1. L'universalité de l'ethnocentrisme ou la négation d'une altérité

humaine

L'anthropologie a mis en lumière, depuis maintenant longtemps, le fait que les groupes humains ont tendance à élaborer des définitions positives de soi tout en produisant des définitions négatives de l'autre. La plupart des peuples étudiés par les anthropologues, au temps où l'anthropologie était encore définie comme la « science des sociétés primitives » (c'est-à-dire des sociétés dotées de moyens techniques plutôt simples, comme -- pour ne citer que quelques exemples -- celles des chasseurs-cueilleurs des forêts tropicales africaines, des habitants de la région arctique, de quelques groupes indiens d'Amérique du Nord, des barbares d'Europe centrale ou des pêcheurs des atolls polynésiens), se définissent eux-mêmes avec des noms qui peuvent être traduits par « êtres humains » ou « gens ». En même temps, les « autres », même si l'on peut les atteindre en quelques heures de marche, sont classifiés dans les catégories des « non-hommes », des « monstres » ou, plus fréquemment, des « cannibales », puisque très souvent le cannibalisme est synonyme de « non-humanité ».
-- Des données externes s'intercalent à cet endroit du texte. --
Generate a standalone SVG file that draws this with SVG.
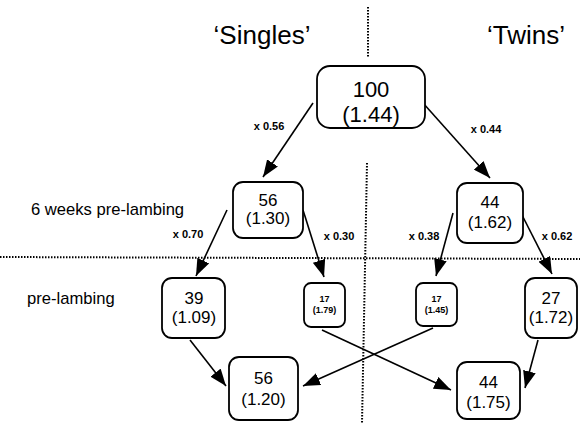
<svg xmlns="http://www.w3.org/2000/svg" width="580" height="423" viewBox="0 0 580 423">
<defs>
<style>
text{font-family:"Liberation Sans",Arial,sans-serif;fill:#000;text-anchor:middle}
.box{fill:#fff;stroke:#000;stroke-width:1.8}
.head{font-size:26px}
.side{font-size:16.6px;text-anchor:start}
.big{font-size:22px}
.mid{font-size:17px}
.sm{font-size:9px;font-weight:bold}
.lab{font-size:11px;font-weight:bold}
.dot{stroke:#000;stroke-width:2;stroke-dasharray:1.5 1.5;fill:none}
.arr{stroke:#000;stroke-width:1.6;fill:none;marker-end:url(#ah)}
</style>
<marker id="ah" markerUnits="userSpaceOnUse" markerWidth="18" markerHeight="13" refX="17" refY="6.5" orient="auto">
<path d="M0,0 L17,6.5 L0,13 z" fill="#000"/>
</marker>
</defs>
<rect width="580" height="423" fill="#fff"/>
<g id="dividers">
<line class="dot" x1="368" y1="7" x2="368" y2="58"/>
<line class="dot" x1="367" y1="163" x2="362" y2="423"/>
<line class="dot" x1="0" y1="257" x2="580" y2="259"/>
</g>
<g id="headings">
<text class="head" x="262" y="44">‘Singles’</text>
<text class="head" x="526" y="44">‘Twins’</text>
<text class="side" x="31" y="215">6 weeks pre-lambing</text>
<text class="side" x="27" y="304">pre-lambing</text>
</g>
<g id="connectors">
<line class="arr" x1="313" y1="103" x2="263" y2="177"/>
<line class="arr" x1="423" y1="103" x2="490" y2="178"/>
<line class="arr" x1="227" y1="210" x2="196" y2="276"/>
<line class="arr" x1="303" y1="210" x2="324" y2="277"/>
<line class="arr" x1="453" y1="213" x2="436" y2="276"/>
<line class="arr" x1="522" y1="215" x2="552" y2="274"/>
<line class="arr" x1="190" y1="340" x2="226" y2="386"/>
<line class="arr" x1="322" y1="330" x2="451" y2="390"/>
<line class="arr" x1="433" y1="328" x2="303" y2="386"/>
<line class="arr" x1="538" y1="340" x2="525" y2="388"/>
<text class="lab" x="269" y="130">x 0.56</text>
<text class="lab" x="486" y="133">x 0.44</text>
<text class="lab" x="188" y="238">x 0.70</text>
<text class="lab" x="339" y="240">x 0.30</text>
<text class="lab" x="424" y="240">x 0.38</text>
<text class="lab" x="557" y="240">x 0.62</text>
</g>
<g id="n100">
<rect class="box" x="317" y="66" width="108" height="62" rx="13"/>
<text class="big" x="371" y="97">100</text>
<text class="big" x="371" y="122">(1.44)</text>
</g>
<g id="n56a">
<rect class="box" x="233" y="182" width="70" height="56" rx="10"/>
<text class="mid" x="268" y="206">56</text>
<text class="mid" x="268" y="224">(1.30)</text>
</g>
<g id="n44a">
<rect class="box" x="457" y="183" width="66" height="60" rx="10"/>
<text class="mid" x="490" y="208">44</text>
<text class="mid" x="490" y="228">(1.62)</text>
</g>
<g id="n39">
<rect class="box" x="162" y="278" width="63" height="60" rx="10"/>
<text class="mid" x="194" y="304">39</text>
<text class="mid" x="194" y="323">(1.09)</text>
</g>
<g id="n17a">
<rect class="box" x="304" y="283" width="41" height="44" rx="7"/>
<text class="sm" x="324.5" y="302">17</text>
<text class="sm" x="324.5" y="313">(1.79)</text>
</g>
<g id="n17b">
<rect class="box" x="416" y="283" width="41" height="43" rx="7"/>
<text class="sm" x="436.5" y="302">17</text>
<text class="sm" x="436.5" y="313">(1.45)</text>
</g>
<g id="n27">
<rect class="box" x="525" y="278" width="52" height="60" rx="10"/>
<text class="mid" x="551" y="304">27</text>
<text class="mid" x="551" y="323">(1.72)</text>
</g>
<g id="n56b">
<rect class="box" x="229" y="357" width="69" height="63" rx="10"/>
<text class="mid" x="263.5" y="384">56</text>
<text class="mid" x="263.5" y="405">(1.20)</text>
</g>
<g id="n44b">
<rect class="box" x="457" y="362" width="63" height="57" rx="10"/>
<text class="mid" x="488.5" y="388">44</text>
<text class="mid" x="488.5" y="408">(1.75)</text>
</g>
</svg>
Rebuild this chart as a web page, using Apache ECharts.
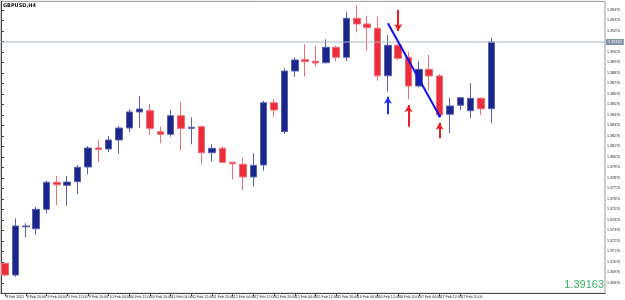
<!DOCTYPE html>
<html>
<head>
<meta charset="utf-8">
<script src="https://cdn.jsdelivr.net/npm/echarts@6/dist/echarts.min.js"></script>
<style>
  html, body { margin: 0; padding: 0; background: #fff; }
  #chart { width: 625px; height: 300px; }
</style>
</head>
<body>
<div id="chart"></div>
<script>
// GBPUSD H4 bars, 8 Feb 12:00 .. 18 Feb 08:00
const times = [
  "8 Feb 12:00", "8 Feb 16:00", "8 Feb 20:00",
  "9 Feb 00:00", "9 Feb 04:00", "9 Feb 08:00", "9 Feb 12:00", "9 Feb 16:00", "9 Feb 20:00",
  "10 Feb 00:00", "10 Feb 04:00", "10 Feb 08:00", "10 Feb 12:00", "10 Feb 16:00", "10 Feb 20:00",
  "11 Feb 00:00", "11 Feb 04:00", "11 Feb 08:00", "11 Feb 12:00", "11 Feb 16:00", "11 Feb 20:00",
  "12 Feb 00:00", "12 Feb 04:00", "12 Feb 08:00", "12 Feb 12:00", "12 Feb 16:00", "12 Feb 20:00",
  "15 Feb 00:00", "15 Feb 04:00", "15 Feb 08:00", "15 Feb 12:00", "15 Feb 16:00", "15 Feb 20:00",
  "16 Feb 00:00", "16 Feb 04:00", "16 Feb 08:00", "16 Feb 12:00", "16 Feb 16:00", "16 Feb 20:00",
  "17 Feb 00:00", "17 Feb 04:00", "17 Feb 08:00", "17 Feb 12:00", "17 Feb 16:00", "17 Feb 20:00",
  "18 Feb 00:00", "18 Feb 04:00", "18 Feb 08:00"
];
const opens = [
  1.37056, 1.36944, 1.37403, 1.37385, 1.37570, 1.37827, 1.37799, 1.37833, 1.37973, 1.38154,
  1.38144, 1.38230, 1.38344, 1.38497, 1.38509, 1.38309, 1.38284, 1.38461, 1.38341, 1.38357,
  1.38109, 1.38151, 1.38018, 1.37999, 1.37878, 1.37992, 1.38585, 1.38309, 1.38887, 1.38995,
  1.38980, 1.38966, 1.39113, 1.39018, 1.39389, 1.39335, 1.39294, 1.38842, 1.39132, 1.39018,
  1.38744, 1.38903, 1.38840, 1.38475, 1.38561, 1.38509, 1.38627, 1.38528
];
const closes = [
  1.36944, 1.37411, 1.37411, 1.37570, 1.37827, 1.37804, 1.37830, 1.37970, 1.38154, 1.38140,
  1.38230, 1.38344, 1.38497, 1.38525, 1.38341, 1.38284, 1.38461, 1.38341, 1.38351, 1.38109,
  1.38151, 1.38018, 1.38004, 1.37878, 1.37989, 1.38585, 1.38516, 1.38887, 1.38992, 1.38976,
  1.38963, 1.39113, 1.39018, 1.39389, 1.39335, 1.39300, 1.38842, 1.39132, 1.39008, 1.38744,
  1.38903, 1.38840, 1.38468, 1.38554, 1.38633, 1.38627, 1.38528, 1.39163
];
const lows = [
  1.36935, 1.36928, 1.37303, 1.37328, 1.37532, 1.37611, 1.37604, 1.37713, 1.37903, 1.38020,
  1.38116, 1.38097, 1.38306, 1.38344, 1.38278, 1.38199, 1.38261, 1.38128, 1.38189, 1.37999,
  1.38023, 1.38011, 1.37856, 1.37754, 1.37785, 1.37938, 1.38452, 1.38287, 1.38833, 1.38833,
  1.38928, 1.38960, 1.38980, 1.38982, 1.39256, 1.39080, 1.38795, 1.38690, 1.38992, 1.38618,
  1.38732, 1.38700, 1.38452, 1.38294, 1.38516, 1.38437, 1.38468, 1.38389
];
const highs = [
  1.37063, 1.37484, 1.37437, 1.37595, 1.37842, 1.37887, 1.37887, 1.37989, 1.38173, 1.38230,
  1.38268, 1.38363, 1.38525, 1.38649, 1.38573, 1.38357, 1.38516, 1.38592, 1.38446, 1.38357,
  1.38189, 1.38170, 1.38018, 1.38061, 1.38103, 1.38604, 1.38620, 1.38913, 1.39018, 1.39141,
  1.39128, 1.39189, 1.39125, 1.39452, 1.39516, 1.39414, 1.39404, 1.39230, 1.39144, 1.39071,
  1.38982, 1.39040, 1.38859, 1.38633, 1.38640, 1.38770, 1.38637, 1.39204
];
const lastPrice = 1.39163;
// price scale labels on the right
const yTicks = [
  1.3687, 1.3697, 1.3707, 1.3717, 1.3727, 1.3737, 1.3747, 1.3757, 1.3767,
  1.3777, 1.3787, 1.3797, 1.3807, 1.3817, 1.3827, 1.3837, 1.3847, 1.3857,
  1.3867, 1.3877, 1.3887, 1.3897, 1.3907, 1.3917, 1.3927, 1.3937, 1.3947
];
// drawn objects: trend line and arrows (bar index, price)
const trendFrom = [37, 1.39341];
const trendTo = [42, 1.38459];
const arrowBars = [38, 37, 39, 42];
const arrowFrom = [1.39468, 1.38475, 1.38357, 1.38246];
const arrowTo = [1.39268, 1.38642, 1.38560, 1.38395];

const yMin = 1.3677;
const yMax = 1.3955;

const chart = echarts.init(document.getElementById("chart"));

const candles = times.map((t, i) => [opens[i], closes[i], lows[i], highs[i]]);
const arrowColors = ["#ee1c24", "#1f2cff", "#ee1c24", "#ee1c24"];

const marks = arrowBars.map((b, i) => [
  { coord: [times[b], arrowFrom[i]], symbol: "none", lineStyle: { color: arrowColors[i], width: 2, type: "solid" } },
  { coord: [times[b], arrowTo[i]], symbol: "arrow", symbolSize: [6, 7] }
]);
marks.push([
  { coord: [times[trendFrom[0]], trendFrom[1]], symbol: "none", lineStyle: { color: "#1010ee", width: 2, type: "solid" } },
  { coord: [times[trendTo[0]], trendTo[1]], symbol: "circle", symbolSize: 3 }
]);

const smallFont = { fontSize: 3.6, color: "#222", fontFamily: "Liberation Sans" };

const option = {
  animation: false,
  backgroundColor: "#fff",
  grid: [
    // candles: bar width 10.44px, first bar centred at x=0.56
    { left: -4.66, right: 128.54, top: 1.4, bottom: 6.7 },
    // frame + price scale
    { left: 1, right: 20, top: 1.4, bottom: 6.7, show: true, borderColor: "#9a9a9a", borderWidth: 1, backgroundColor: "transparent" }
  ],
  xAxis: [
    {
      type: "category",
      gridIndex: 0,
      data: times,
      boundaryGap: true,
      axisLine: { show: false },
      axisTick: { show: true, alignWithLabel: true, interval: 1, length: 3, lineStyle: { color: "#444" } },
      axisLabel: Object.assign({
        interval: 1,
        align: "left",
        margin: 2,
        padding: [0, 0, 0, 1],
        formatter: (v, i) => (i === 0 ? "8 Feb 2021" : v)
      }, smallFont),
      splitLine: { show: false }
    },
    {
      type: "value",
      gridIndex: 1,
      min: 0,
      max: 1,
      axisLine: { show: true, lineStyle: { color: "#444" } },
      axisTick: { show: false },
      axisLabel: { show: false },
      splitLine: { show: false }
    }
  ],
  yAxis: [
    { type: "value", gridIndex: 0, min: yMin, max: yMax, show: false, splitLine: { show: false } },
    {
      type: "value",
      gridIndex: 1,
      position: "right",
      min: yMin,
      max: yMax,
      axisLine: { show: true, lineStyle: { color: "#444" } },
      axisTick: { show: true, length: 3, customValues: yTicks, lineStyle: { color: "#444" } },
      axisLabel: Object.assign({
        margin: 2,
        customValues: yTicks.filter(v => Math.abs(v - lastPrice) > 0.0003),
        formatter: v => v.toFixed(5)
      }, smallFont),
      splitLine: { show: false }
    }
  ],
  series: [
    {
      type: "candlestick",
      xAxisIndex: 0,
      yAxisIndex: 0,
      barWidth: 7,
      data: candles,
      itemStyle: {
        color: "#1b268c",
        color0: "#ee2d3a",
        borderColor: "#5862ad",
        borderColor0: "#f26b76",
        borderWidth: 1
      },
      markLine: {
        silent: true,
        animation: false,
        label: { show: false },
        lineStyle: { type: "solid" },
        data: marks
      }
    },
    {
      // bid line across the whole chart
      type: "line",
      xAxisIndex: 1,
      yAxisIndex: 1,
      data: [[0, lastPrice], [1, lastPrice]],
      symbol: "none",
      silent: true,
      lineStyle: { color: "#aab6c4", width: 1 },
      endLabel: {
        show: true,
        distance: 1,
        formatter: () => lastPrice.toFixed(5),
        backgroundColor: "#8191a8",
        color: "#fff",
        fontSize: 3.8,
        fontFamily: "Liberation Sans",
        padding: [1, 2]
      }
    }
  ],
  graphic: [
    {
      type: "text",
      left: 3,
      top: 3,
      style: { text: "GBPUSD,H4", font: "bold 5px DejaVu Sans", fill: "#111" }
    },
    {
      type: "text",
      right: 21,
      top: 279,
      style: { text: lastPrice.toFixed(5), font: "11px Liberation Sans", fill: "#36b060" }
    }
  ]
};

chart.setOption(option);
window.addEventListener("resize", function () {
  chart.resize();
});
</script>
</body>
</html>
Dans la civilisation occidentale et dès l'Antiquité gréco-latine, l'application du terme générique de Barbaroi aux peuples non helléniques exprime bien le « frisson », sinon une certaine répulsion des Grecs face aux manières de vivre, de croire ou de penser qui leur étaient étrangères. Il y a là, traduit dans le langage, un rejet direct, ayant valeur de négation franche, des cultures autres que grecques. Par l'application générale du terme « barbare », les Grecs refusent de reconnaître la diversité des autres cultures, l'appartenance des étrangers à des sociétés autres et en même temps l'identité propre de ces cultures, de ces sociétés et des individus qui les composent. De plus, l'épithète même de barbaros renvoyant

145 Ibid.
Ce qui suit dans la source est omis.